26.7.15

A.I.V. - Presa a terra

Dopo averne viste e sentite, lette e soprattutto sperimentate tante, sono giunto all'irrevocabile decisione di ritener degno di qualcosa di più d'una sprezzante alzata di spalle solo chi, tra la sempre nutrita genia dei sedicenti maestri, operatori e quant'altro, riesca a dimostrare un minimo di maturità nella propria consapevolezza fisica.

Sia ben chiaro, non è certo mia intenzione pretendere competenze tecniche eccelse, o livelli di propriocezione strabilianti, mi basta poter notare con sufficiente certezza la presenza di una qualche forma di “presa a terra”, che possa dare un valore reale alle sempre (teoricamente) valide chiacchiere messe in circolazione.

Per quanto sia ovvio che non a tutte le persone, per colpa di svariati fattori, come l'età o le ferite che inevitabilmente si è costretti a portarsi dietro, è dato di poter dimostrare facilmente quanto da me richiesto, è come minimo impensabile che chi si riempie la bocca di tanti bei discorsetti sia assolutamente sganciato dal proprio corpo.

E' impensabile dal momento che, com'è noto, il corpo conserva la memoria del dolore patito e manifesta il livello e la qualità dell'energia, anche spirituale, e di conseguenza un'insufficiente consapevolezza di questi meccanismi non può non smascherare brutalmente anche il conferenziere più scaltrito, perché dimostra la sua incapacità di applicare nel concreto le implicazioni di ciò di cui va cianciando.


Come si può aver la faccia tosta di predicare alla gente come fare per “guarire se stessi”, “eliminare la “negatività” o “purificare l'aura” (qualunque cosa venga intesa per “aura”) quando addirittura il proprio modo di camminare è un gesto di rifiuto del mondo, in particolare della Terra?

24.7.15

Empatia

Per una natura empatica, quella dell'equanimità è una conquista assai difficile, che richiede la presenza di una mente siderea, algida e metallica.
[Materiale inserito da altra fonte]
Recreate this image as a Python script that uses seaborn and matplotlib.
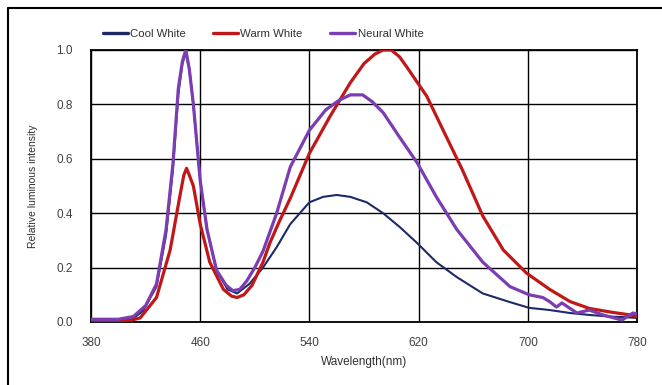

Algida, sì, ma pronta ad arroventarsi per cauterizzare, alla bisogna, le innumerevoli ferite che l'attitudine all'empatia comporta.

E' fin troppo facile commuoversi, lasciarsi toccare nel profondo dalle sensazioni altrui, dalle loro paure, insicurezze o dolori, finendo per portarsele dietro anche laddove sarebbe saggio allontanarsene il prima possibile.

Non è giusto sobbarcarsi più del dovuto, perché s'ottiene solo l'erosione delle già scarse energie a nostra disposizione, finendo per crogiolarsi in un pantano languoroso in cui tutto si può trovare, tranne vie d'uscita.

Un cuore troppo carico non è certo in grado di aiutare, perché offuscato: solo dopo che la brezza siderea della mente avrà spazzato via le nubi gonfie d'acquea empatia, il chiarore dello Spirito autentico sarà in grado di tendere una ben concreta mano.